MUSINGS: Navigating in cars … and life

By Jennifer Hearn
The Scene staff

I have a confession: I don’t know how to drive.

I just turned 29, and I still don’t have a driver’s license. When people find this out, they make all kinds of guesses about why it is so.

A couple years ago, after a night of clubbing, my friends and I went to IHOP, our favorite post-party spot. We were joined by a young man my friend had met at the bar. Driving came up in conversation, and I mentioned that I didn’t have a driver’s license.

“Too many DUIs?” the man asked.

“Umm … No. I just never learned to drive,” I replied.

Looking back, I can’t help but laugh at that moment. It was 2 a.m., and this young man had just watched me consume quite a bit of liquor. It was easy for him to draw the conclusion that I had lost my driver’s license.

The truth is, not only do I not know how to drive, I have little knowledge of cars or how they work. My boyfriend always has to explain to me on cold mornings that he just can’t start the car and turn on the heat. The car has to “warm up” first.

Cars are part a big part of life, whether or not you drive.

If I am not riding the bus somewhere, I am catching a ride with someone.

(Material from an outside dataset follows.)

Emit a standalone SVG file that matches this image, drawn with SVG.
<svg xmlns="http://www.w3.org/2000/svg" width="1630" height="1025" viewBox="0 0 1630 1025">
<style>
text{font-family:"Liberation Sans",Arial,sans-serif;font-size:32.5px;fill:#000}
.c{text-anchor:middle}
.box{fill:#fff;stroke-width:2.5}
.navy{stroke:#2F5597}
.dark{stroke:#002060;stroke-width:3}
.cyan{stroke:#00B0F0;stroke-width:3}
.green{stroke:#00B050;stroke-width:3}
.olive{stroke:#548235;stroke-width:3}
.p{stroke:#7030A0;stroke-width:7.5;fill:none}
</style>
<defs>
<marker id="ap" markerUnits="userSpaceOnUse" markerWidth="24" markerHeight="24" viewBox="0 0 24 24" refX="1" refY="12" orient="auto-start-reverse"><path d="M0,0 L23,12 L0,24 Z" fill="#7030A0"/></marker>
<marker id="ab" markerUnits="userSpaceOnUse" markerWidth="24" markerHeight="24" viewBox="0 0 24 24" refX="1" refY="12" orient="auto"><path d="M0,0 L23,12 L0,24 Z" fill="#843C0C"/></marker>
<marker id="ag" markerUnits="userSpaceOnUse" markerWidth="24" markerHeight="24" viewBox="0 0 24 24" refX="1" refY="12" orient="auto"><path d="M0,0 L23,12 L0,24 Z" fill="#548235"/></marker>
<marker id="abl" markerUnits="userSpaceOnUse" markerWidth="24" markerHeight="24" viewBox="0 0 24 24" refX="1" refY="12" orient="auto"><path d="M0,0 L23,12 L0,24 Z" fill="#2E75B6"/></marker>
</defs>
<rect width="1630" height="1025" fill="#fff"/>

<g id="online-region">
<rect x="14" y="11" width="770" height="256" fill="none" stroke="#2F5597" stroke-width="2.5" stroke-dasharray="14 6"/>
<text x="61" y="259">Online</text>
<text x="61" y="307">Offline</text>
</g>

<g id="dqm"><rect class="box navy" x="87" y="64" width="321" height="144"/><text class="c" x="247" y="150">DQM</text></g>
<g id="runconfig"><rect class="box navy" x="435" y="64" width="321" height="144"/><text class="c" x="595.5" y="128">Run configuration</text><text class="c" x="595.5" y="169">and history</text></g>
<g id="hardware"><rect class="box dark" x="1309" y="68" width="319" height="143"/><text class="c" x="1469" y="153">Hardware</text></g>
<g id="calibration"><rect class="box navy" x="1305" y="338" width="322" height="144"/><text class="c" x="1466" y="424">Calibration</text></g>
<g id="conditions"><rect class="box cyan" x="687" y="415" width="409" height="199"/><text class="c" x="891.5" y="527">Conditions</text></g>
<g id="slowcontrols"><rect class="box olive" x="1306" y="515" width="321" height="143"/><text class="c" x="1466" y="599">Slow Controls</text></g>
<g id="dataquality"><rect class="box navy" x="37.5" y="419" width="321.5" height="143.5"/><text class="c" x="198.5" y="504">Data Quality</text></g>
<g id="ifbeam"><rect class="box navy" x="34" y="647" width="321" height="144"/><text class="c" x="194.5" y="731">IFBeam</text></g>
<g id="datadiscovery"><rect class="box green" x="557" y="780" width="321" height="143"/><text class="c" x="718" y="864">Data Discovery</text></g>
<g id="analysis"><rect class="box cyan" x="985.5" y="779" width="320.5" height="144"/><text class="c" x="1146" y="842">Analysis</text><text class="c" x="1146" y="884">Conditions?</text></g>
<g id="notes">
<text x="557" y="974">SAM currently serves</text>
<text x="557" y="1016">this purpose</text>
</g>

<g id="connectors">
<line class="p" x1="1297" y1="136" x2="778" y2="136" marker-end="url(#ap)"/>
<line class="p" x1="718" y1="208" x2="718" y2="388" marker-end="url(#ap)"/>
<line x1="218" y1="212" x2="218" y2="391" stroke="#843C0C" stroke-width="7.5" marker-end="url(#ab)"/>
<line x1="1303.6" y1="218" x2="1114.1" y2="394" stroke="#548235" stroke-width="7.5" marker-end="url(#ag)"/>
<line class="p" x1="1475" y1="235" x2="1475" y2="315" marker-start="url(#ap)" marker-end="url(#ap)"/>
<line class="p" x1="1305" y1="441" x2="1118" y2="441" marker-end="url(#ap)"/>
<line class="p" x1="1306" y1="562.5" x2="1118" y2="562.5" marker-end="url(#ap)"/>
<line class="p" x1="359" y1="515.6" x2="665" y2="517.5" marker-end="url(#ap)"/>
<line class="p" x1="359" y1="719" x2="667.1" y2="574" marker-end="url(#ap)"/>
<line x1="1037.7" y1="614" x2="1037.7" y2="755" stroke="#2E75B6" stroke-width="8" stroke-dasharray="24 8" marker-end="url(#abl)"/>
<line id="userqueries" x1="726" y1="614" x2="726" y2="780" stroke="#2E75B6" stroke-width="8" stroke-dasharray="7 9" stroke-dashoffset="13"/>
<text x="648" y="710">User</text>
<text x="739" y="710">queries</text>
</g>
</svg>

We live in an urban area full of streets and highways, so cars are everywhere. And car commercials are very popular and entertaining.

I am not completely familiar with the internal-combustion engine, but I do know some parts of a car are more important than others. It strikes me that a few parallels can be drawn between cars and humans.

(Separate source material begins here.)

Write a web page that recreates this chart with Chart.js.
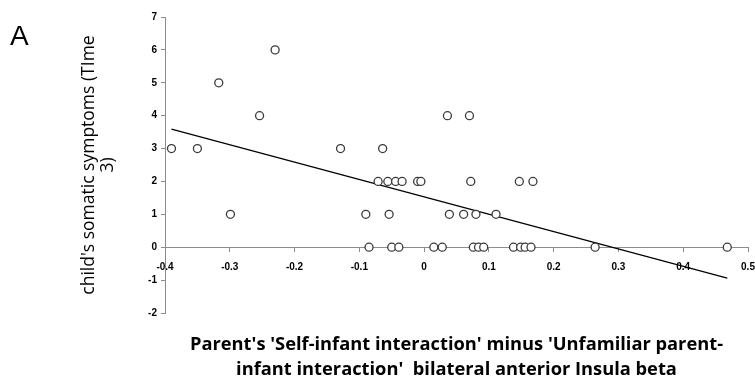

I ask myself, “What drives me? If my life or body were a car, how would it function? What condition would it be in?”

One vital part of a car is a set of tires. You can have fresh oil and a full tank of gas, but without tires, you aren’t going anywhere.

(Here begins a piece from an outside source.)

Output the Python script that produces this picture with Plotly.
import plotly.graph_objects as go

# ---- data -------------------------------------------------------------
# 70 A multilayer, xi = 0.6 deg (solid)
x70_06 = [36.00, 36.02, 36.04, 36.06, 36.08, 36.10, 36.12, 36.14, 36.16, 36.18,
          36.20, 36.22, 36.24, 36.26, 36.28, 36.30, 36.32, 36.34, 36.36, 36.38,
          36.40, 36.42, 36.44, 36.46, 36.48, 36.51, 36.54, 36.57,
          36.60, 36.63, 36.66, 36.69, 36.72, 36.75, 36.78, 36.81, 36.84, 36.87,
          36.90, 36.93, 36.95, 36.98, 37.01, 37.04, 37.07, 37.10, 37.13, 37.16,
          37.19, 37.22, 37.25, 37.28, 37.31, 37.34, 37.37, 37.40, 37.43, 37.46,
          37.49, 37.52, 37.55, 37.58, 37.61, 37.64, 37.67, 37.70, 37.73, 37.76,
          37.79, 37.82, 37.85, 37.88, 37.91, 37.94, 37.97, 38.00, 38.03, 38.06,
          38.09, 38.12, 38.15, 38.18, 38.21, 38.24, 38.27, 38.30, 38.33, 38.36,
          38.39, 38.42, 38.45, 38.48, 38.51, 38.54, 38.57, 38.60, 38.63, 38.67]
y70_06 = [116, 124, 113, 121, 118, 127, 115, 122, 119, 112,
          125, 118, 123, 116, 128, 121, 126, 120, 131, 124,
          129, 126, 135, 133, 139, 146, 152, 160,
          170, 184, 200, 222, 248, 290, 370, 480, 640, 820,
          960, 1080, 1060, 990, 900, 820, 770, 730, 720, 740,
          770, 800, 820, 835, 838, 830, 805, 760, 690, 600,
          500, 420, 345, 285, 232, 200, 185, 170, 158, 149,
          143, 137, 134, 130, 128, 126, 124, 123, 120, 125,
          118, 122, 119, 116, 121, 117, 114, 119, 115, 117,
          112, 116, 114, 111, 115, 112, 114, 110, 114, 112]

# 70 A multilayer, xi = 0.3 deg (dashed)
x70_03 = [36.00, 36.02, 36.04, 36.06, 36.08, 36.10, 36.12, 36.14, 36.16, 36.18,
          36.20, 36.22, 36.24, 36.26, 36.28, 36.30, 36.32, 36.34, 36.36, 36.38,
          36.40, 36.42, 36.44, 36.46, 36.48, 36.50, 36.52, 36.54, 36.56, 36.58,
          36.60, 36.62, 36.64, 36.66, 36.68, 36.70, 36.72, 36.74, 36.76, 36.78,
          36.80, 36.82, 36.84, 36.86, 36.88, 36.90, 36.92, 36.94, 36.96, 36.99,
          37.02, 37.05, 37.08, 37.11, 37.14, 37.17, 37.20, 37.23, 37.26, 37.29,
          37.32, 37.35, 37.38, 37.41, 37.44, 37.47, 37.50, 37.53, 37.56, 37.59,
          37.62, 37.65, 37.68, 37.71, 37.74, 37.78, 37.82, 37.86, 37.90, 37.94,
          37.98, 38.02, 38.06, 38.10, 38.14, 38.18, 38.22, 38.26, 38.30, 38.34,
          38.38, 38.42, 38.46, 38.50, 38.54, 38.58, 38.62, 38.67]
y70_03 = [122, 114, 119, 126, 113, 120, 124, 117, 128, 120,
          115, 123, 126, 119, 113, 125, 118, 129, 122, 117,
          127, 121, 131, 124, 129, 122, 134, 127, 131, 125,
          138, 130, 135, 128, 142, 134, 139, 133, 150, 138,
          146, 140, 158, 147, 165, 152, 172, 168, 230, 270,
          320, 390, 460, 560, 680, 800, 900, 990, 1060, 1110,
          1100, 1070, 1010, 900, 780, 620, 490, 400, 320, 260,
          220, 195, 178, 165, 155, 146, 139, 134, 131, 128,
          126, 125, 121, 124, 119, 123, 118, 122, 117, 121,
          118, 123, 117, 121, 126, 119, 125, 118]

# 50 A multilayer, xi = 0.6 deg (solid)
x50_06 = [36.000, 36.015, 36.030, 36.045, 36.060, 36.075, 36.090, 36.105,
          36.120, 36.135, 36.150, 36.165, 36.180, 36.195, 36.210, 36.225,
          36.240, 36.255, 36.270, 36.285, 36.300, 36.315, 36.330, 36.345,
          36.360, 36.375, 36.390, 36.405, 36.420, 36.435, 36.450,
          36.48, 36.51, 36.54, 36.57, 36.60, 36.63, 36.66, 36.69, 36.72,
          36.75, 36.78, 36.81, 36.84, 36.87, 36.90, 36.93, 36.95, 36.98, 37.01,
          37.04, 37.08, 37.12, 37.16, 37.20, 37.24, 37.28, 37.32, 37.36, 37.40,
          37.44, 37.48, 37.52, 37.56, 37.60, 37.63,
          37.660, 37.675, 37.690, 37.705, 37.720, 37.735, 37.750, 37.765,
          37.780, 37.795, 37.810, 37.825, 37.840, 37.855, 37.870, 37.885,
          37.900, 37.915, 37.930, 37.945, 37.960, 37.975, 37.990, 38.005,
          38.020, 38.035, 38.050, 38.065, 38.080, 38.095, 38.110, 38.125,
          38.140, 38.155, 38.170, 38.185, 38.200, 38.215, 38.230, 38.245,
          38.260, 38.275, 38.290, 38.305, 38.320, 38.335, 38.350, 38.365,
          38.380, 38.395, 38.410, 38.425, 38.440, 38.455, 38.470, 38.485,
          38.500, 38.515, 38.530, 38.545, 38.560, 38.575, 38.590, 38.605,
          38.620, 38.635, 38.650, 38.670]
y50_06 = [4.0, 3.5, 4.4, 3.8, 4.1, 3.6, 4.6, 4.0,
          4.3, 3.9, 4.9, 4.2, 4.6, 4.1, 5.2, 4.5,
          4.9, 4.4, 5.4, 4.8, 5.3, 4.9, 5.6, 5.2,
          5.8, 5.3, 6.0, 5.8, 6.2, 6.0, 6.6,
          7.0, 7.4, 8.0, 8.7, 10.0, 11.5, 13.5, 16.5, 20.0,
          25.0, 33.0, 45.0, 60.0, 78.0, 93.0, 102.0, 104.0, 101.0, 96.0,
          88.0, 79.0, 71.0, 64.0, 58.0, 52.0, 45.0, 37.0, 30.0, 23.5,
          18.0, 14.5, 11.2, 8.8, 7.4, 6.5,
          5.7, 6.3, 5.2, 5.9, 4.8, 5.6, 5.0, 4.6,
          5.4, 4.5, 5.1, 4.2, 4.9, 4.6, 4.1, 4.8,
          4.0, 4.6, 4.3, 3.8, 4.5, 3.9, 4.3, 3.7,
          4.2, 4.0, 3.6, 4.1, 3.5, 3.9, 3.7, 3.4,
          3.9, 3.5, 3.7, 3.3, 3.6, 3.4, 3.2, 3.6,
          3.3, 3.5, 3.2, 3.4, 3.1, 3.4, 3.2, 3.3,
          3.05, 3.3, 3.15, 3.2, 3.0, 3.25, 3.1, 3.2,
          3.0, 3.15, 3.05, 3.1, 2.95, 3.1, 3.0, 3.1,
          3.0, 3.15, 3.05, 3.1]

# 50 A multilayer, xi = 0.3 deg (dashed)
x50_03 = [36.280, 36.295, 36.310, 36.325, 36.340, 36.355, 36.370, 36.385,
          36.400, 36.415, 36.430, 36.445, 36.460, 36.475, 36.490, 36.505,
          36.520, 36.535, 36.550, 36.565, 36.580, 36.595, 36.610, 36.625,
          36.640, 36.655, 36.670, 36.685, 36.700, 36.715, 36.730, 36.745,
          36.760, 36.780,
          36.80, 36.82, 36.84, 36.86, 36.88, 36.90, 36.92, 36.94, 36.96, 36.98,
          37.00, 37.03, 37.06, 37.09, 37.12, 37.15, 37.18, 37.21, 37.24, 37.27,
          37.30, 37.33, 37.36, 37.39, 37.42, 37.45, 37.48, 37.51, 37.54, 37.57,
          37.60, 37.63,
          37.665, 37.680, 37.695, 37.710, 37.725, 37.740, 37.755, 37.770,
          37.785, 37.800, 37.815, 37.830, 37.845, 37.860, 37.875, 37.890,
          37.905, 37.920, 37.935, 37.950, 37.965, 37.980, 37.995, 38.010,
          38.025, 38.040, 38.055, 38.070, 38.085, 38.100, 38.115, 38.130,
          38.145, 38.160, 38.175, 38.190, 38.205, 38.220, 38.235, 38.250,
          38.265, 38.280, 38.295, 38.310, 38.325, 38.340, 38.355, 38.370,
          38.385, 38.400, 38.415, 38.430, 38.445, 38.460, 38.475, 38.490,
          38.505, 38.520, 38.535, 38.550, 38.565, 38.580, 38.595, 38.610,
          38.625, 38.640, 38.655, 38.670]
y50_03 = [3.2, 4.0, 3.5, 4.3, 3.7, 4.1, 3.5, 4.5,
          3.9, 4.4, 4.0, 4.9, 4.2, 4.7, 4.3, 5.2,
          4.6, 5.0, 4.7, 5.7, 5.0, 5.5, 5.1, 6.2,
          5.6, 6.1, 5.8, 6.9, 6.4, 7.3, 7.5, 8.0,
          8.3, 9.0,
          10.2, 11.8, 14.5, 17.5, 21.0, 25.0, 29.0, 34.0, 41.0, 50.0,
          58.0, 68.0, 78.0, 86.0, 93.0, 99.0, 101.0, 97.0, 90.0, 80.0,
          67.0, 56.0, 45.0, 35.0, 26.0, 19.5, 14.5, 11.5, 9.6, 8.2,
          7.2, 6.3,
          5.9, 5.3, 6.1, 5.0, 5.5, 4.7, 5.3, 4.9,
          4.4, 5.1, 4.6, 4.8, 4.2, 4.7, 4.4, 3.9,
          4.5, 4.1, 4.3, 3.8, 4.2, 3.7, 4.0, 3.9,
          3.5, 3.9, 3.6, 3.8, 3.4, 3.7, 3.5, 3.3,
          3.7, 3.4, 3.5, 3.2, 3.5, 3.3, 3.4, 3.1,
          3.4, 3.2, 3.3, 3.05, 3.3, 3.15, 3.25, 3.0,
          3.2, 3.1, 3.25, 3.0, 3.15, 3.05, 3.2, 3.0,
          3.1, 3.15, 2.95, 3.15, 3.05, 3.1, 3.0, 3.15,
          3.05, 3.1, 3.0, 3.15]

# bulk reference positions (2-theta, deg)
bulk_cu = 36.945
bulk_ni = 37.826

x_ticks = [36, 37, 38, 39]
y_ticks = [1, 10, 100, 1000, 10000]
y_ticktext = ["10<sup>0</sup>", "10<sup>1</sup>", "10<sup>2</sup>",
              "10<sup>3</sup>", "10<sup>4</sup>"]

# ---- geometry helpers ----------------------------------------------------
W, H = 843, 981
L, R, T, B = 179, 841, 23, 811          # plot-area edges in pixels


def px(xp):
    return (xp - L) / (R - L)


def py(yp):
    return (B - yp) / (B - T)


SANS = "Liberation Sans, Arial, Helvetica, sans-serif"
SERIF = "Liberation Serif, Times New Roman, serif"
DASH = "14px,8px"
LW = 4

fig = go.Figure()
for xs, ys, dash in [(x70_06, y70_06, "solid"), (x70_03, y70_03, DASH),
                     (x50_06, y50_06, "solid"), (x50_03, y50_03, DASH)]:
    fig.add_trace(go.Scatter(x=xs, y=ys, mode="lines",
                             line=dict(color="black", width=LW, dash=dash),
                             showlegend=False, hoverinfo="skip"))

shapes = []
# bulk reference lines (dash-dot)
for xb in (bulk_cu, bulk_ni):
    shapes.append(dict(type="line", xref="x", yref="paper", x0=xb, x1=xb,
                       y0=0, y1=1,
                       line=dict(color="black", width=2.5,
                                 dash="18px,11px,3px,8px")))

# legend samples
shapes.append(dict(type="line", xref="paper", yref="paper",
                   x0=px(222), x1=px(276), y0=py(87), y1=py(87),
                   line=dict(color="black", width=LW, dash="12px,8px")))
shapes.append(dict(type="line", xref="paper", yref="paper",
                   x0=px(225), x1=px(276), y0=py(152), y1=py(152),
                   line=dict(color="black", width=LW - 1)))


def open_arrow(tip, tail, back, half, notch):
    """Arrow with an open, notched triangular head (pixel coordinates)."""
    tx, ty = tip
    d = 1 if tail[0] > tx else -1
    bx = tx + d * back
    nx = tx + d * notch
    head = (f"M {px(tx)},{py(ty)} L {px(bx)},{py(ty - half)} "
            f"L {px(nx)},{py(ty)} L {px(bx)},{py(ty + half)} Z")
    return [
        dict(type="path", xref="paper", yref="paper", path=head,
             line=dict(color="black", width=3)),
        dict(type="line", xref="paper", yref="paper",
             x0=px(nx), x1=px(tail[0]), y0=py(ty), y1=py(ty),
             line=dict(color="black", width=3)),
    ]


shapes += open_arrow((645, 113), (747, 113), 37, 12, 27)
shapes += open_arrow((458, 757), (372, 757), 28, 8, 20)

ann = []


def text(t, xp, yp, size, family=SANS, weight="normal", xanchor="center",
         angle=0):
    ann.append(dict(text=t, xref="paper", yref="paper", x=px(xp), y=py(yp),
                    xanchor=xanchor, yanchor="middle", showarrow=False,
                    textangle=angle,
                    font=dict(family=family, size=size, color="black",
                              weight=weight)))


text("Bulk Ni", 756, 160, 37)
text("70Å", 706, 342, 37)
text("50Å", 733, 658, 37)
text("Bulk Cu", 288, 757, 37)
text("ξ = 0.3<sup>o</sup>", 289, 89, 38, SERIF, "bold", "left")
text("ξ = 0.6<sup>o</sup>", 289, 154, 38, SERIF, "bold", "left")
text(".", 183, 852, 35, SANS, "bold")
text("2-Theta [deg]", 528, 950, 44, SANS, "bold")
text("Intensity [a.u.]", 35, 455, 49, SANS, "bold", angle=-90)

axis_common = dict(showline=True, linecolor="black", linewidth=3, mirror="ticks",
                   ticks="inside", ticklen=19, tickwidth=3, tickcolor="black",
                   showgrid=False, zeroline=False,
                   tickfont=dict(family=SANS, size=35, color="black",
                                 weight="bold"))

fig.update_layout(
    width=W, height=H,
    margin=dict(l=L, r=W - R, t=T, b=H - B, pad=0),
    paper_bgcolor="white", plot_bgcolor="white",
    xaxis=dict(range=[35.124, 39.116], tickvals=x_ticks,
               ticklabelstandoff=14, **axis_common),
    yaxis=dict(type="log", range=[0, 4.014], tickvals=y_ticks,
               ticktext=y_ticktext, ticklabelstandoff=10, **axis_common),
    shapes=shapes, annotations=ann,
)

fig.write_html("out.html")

Almost as important is tire condition. It can affect the way a car drives and the safety of its passengers.

One aspect of condition is traction. It essentially is what moves a car from Point A to Point B. It helps tires grip the road, keeping the wheels from spinning around and around.

Tread allows cars to drive over all kinds of things without stopping or without the driver losing control. If tires have no tread, they are considered “bald,” and that is very dangerous. A car is more likely to hydroplane or even have a blowout.

I don’t want to suffer a blowout at an inconvenient time, so I try to keep my feelings in check. I breathe through minor annoyances and try to resolve big issues as they arise instead of letting them build up and wear me down.

Navigation isn’t essential to car function, but it is essential to getting where you need to go in a timely manner and without frustration. The three main navigational tools for people are GPS devices, paper maps and verbal directions.

What are you using to navigate life?

If you are using a GPS, then you know about possible obstacles ahead. You are able to “reroute” your plans and find alternate routes to achieve your goals.

A paper map doesn’t get updated once it is printed. If this is what you’re using, you may be following a route that is no longer the quickest to reach your destination. A road you may have traveled for years might be closed, and you will have no idea until you get there.

Relying on people to give you directions is not always a good idea, either. It can be a crapshoot. A person could be really good at pointing out landmarks and turns, or he could have only a vague idea of what he’s doing.

It’s OK to listen to someone else’s suggestions, but it is best to be prepared and to follow your own plan.

We all know fuel is important to car function. Some would say it’s the most important factor. Even with brand-new tires and exact directions, your car simply won’t move without gas.

It’s also important for human beings to have the fuel they need to keep going.

Some people always keep their tanks full. They get enough sleep, eat the right foods and know when to give themselves a little TLC.

Others run on half a tank. They burn the midnight oil a few nights a week and stop at drive-thrus when there’s no time for healthy meals. They stretch themselves too thin by saying “yes” to too many requests.

The key here is stopping to refuel to avoid getting caught on “E.”

Then there are the people who always drive on empty tanks. They stretch every gallon of gas they can. Even when their warning lights come on, they push to go one more place.

In other words, they’re “running on fumes.”

You know the type. He hasn’t had a decent night’s sleep all week. He opts for an energy drink instead of breakfast. He works, goes to school and does projects nonstop without caring for himself. It’s only a matter of time before he sputters out.

If I were a car, I am not sure what kind of car I would be. I would want to be in good enough condition to navigate the twists and turns of life. What’s under the hood is more important that a few scratches or rust spots.

The fact is, I’ve seen plenty of cars with fresh paint jobs on chrome wheels stalled out at the side of the road.